Aim
Your output must be the lines below from the line containing "Give me the TikZ source for this diagram." to the line containing "(inSE) -- (tipSE);", both lines included, reproduced exactly and without pictures.

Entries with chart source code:
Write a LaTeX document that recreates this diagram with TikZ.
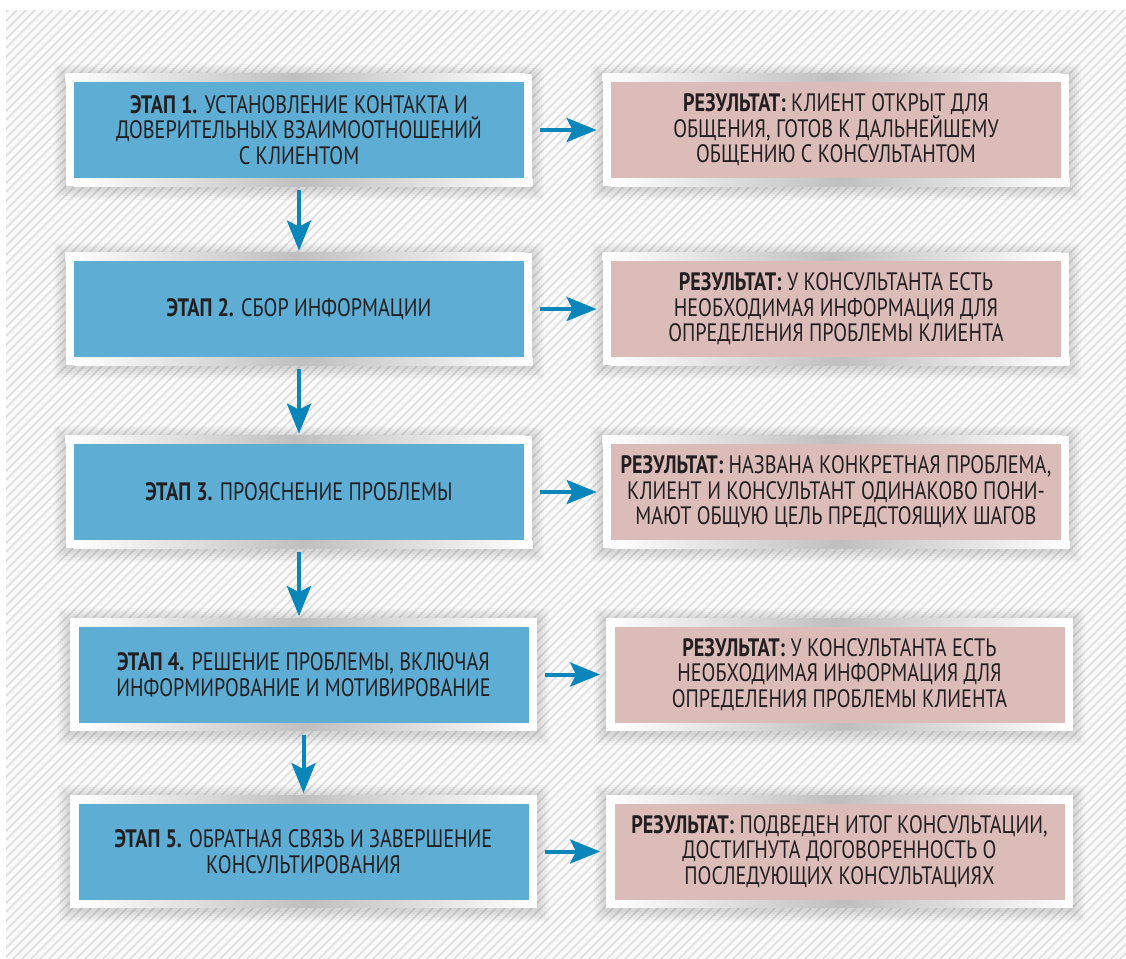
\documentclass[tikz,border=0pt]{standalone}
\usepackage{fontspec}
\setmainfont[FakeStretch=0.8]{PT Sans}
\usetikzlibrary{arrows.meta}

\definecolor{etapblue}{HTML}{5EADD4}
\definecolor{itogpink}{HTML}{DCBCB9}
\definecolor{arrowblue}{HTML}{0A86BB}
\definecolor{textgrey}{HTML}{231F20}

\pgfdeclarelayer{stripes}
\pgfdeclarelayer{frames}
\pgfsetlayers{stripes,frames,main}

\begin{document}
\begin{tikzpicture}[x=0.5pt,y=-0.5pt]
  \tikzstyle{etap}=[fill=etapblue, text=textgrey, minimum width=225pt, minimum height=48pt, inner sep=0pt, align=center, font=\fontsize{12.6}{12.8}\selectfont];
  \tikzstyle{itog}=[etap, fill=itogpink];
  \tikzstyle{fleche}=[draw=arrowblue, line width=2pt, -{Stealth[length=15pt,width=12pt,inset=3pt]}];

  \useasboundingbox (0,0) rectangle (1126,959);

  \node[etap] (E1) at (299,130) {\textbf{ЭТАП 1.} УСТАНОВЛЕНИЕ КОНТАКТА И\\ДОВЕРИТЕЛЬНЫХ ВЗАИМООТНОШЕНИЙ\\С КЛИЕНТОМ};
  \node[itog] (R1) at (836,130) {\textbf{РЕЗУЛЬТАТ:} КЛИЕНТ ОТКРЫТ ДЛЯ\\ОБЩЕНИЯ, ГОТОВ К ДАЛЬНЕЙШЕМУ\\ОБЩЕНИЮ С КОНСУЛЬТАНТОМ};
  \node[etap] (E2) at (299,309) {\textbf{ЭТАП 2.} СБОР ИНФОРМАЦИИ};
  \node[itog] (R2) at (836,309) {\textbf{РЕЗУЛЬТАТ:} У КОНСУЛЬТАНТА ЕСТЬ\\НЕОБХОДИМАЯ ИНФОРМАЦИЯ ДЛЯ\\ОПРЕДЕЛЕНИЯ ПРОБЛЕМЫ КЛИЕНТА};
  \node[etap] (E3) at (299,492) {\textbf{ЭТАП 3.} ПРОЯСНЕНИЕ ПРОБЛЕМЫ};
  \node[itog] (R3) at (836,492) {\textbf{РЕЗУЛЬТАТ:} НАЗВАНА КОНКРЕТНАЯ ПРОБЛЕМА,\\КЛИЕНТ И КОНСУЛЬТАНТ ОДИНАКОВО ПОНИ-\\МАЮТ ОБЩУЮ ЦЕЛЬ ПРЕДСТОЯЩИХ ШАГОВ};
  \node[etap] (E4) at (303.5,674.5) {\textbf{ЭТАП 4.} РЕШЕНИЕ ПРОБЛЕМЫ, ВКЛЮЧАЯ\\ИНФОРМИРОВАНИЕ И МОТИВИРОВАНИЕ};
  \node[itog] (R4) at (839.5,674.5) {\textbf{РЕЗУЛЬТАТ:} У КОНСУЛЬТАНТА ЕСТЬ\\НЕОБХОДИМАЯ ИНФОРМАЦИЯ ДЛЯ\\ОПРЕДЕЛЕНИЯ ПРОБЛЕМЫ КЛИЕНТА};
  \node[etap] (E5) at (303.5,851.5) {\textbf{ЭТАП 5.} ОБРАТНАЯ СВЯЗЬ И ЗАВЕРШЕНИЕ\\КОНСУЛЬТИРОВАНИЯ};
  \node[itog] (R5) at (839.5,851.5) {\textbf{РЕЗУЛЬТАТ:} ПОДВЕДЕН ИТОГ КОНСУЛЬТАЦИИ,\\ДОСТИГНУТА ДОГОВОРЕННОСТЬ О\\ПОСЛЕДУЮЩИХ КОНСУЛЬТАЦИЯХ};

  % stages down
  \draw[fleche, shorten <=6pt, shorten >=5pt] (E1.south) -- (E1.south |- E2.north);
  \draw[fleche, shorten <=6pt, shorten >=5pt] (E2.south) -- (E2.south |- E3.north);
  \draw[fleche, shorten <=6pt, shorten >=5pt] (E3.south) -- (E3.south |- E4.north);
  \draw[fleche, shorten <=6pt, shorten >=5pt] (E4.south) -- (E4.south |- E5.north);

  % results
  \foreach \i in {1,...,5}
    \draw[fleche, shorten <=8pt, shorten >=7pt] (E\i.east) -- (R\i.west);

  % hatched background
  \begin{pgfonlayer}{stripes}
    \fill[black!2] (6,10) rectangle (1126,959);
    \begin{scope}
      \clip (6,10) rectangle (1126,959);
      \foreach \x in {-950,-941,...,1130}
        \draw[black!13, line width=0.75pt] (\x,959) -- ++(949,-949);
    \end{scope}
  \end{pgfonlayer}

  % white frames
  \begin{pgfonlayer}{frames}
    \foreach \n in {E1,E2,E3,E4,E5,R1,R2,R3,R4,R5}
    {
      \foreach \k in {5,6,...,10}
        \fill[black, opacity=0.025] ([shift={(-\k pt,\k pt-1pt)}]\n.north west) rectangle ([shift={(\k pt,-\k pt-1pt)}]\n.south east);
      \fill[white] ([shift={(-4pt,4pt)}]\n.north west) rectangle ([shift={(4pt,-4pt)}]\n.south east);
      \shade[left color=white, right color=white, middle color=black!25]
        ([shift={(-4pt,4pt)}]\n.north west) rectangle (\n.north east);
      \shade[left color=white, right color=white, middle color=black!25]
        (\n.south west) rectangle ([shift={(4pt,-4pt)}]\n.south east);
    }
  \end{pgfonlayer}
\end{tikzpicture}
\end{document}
...
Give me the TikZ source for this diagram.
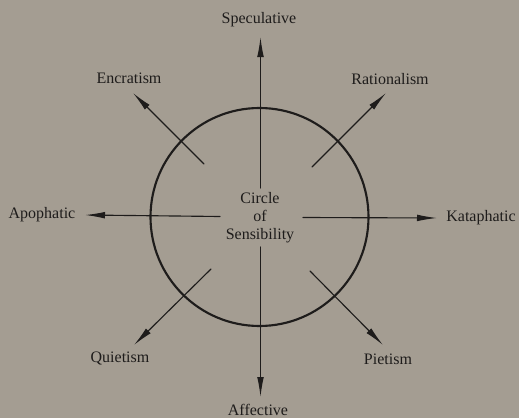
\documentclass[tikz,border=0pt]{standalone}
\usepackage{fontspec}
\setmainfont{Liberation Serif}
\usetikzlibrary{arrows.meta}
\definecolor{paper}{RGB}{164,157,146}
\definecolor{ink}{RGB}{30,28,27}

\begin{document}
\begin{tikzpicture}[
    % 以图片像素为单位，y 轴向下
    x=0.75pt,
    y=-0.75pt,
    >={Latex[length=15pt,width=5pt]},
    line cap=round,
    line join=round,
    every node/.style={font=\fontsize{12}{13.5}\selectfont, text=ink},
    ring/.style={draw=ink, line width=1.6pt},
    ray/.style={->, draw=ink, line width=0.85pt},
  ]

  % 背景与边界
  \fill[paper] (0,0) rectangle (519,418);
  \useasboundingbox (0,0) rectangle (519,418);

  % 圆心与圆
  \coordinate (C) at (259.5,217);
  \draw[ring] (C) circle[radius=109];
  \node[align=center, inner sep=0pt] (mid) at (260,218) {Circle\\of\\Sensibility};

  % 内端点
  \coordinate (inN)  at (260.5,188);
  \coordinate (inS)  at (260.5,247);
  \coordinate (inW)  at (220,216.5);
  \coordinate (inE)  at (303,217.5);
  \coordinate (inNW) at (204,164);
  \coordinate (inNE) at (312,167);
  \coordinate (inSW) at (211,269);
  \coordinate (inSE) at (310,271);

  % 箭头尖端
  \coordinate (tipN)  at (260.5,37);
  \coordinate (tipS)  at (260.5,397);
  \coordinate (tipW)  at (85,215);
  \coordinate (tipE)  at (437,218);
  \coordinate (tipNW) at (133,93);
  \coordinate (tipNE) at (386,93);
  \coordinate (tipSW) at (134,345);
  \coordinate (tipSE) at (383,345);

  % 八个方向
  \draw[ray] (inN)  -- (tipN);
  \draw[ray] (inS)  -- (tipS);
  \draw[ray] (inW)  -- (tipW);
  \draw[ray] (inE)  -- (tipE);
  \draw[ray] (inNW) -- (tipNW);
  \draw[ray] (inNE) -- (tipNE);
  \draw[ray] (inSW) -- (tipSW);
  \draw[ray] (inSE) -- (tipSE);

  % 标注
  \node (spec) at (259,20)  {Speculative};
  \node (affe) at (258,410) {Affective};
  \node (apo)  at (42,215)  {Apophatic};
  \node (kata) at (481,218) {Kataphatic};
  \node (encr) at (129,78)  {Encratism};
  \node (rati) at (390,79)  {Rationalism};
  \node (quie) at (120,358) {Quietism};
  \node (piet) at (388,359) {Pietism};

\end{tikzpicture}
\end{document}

Finished answer
Give me the TikZ source for this diagram.
\documentclass[tikz,border=0pt]{standalone}
\usepackage{fontspec}
\setmainfont{Liberation Serif}
\usetikzlibrary{arrows.meta}
\definecolor{paper}{RGB}{164,157,146}
\definecolor{ink}{RGB}{30,28,27}

\begin{document}
\begin{tikzpicture}[
    % 以图片像素为单位，y 轴向下
    x=0.75pt,
    y=-0.75pt,
    >={Latex[length=15pt,width=5pt]},
    line cap=round,
    line join=round,
    every node/.style={font=\fontsize{12}{13.5}\selectfont, text=ink},
    ring/.style={draw=ink, line width=1.6pt},
    ray/.style={->, draw=ink, line width=0.85pt},
  ]

  % 背景与边界
  \fill[paper] (0,0) rectangle (519,418);
  \useasboundingbox (0,0) rectangle (519,418);

  % 圆心与圆
  \coordinate (C) at (259.5,217);
  \draw[ring] (C) circle[radius=109];
  \node[align=center, inner sep=0pt] (mid) at (260,218) {Circle\\of\\Sensibility};

  % 内端点
  \coordinate (inN)  at (260.5,188);
  \coordinate (inS)  at (260.5,247);
  \coordinate (inW)  at (220,216.5);
  \coordinate (inE)  at (303,217.5);
  \coordinate (inNW) at (204,164);
  \coordinate (inNE) at (312,167);
  \coordinate (inSW) at (211,269);
  \coordinate (inSE) at (310,271);

  % 箭头尖端
  \coordinate (tipN)  at (260.5,37);
  \coordinate (tipS)  at (260.5,397);
  \coordinate (tipW)  at (85,215);
  \coordinate (tipE)  at (437,218);
  \coordinate (tipNW) at (133,93);
  \coordinate (tipNE) at (386,93);
  \coordinate (tipSW) at (134,345);
  \coordinate (tipSE) at (383,345);

  % 八个方向
  \draw[ray] (inN)  -- (tipN);
  \draw[ray] (inS)  -- (tipS);
  \draw[ray] (inW)  -- (tipW);
  \draw[ray] (inE)  -- (tipE);
  \draw[ray] (inNW) -- (tipNW);
  \draw[ray] (inNE) -- (tipNE);
  \draw[ray] (inSW) -- (tipSW);
  \draw[ray] (inSE) -- (tipSE);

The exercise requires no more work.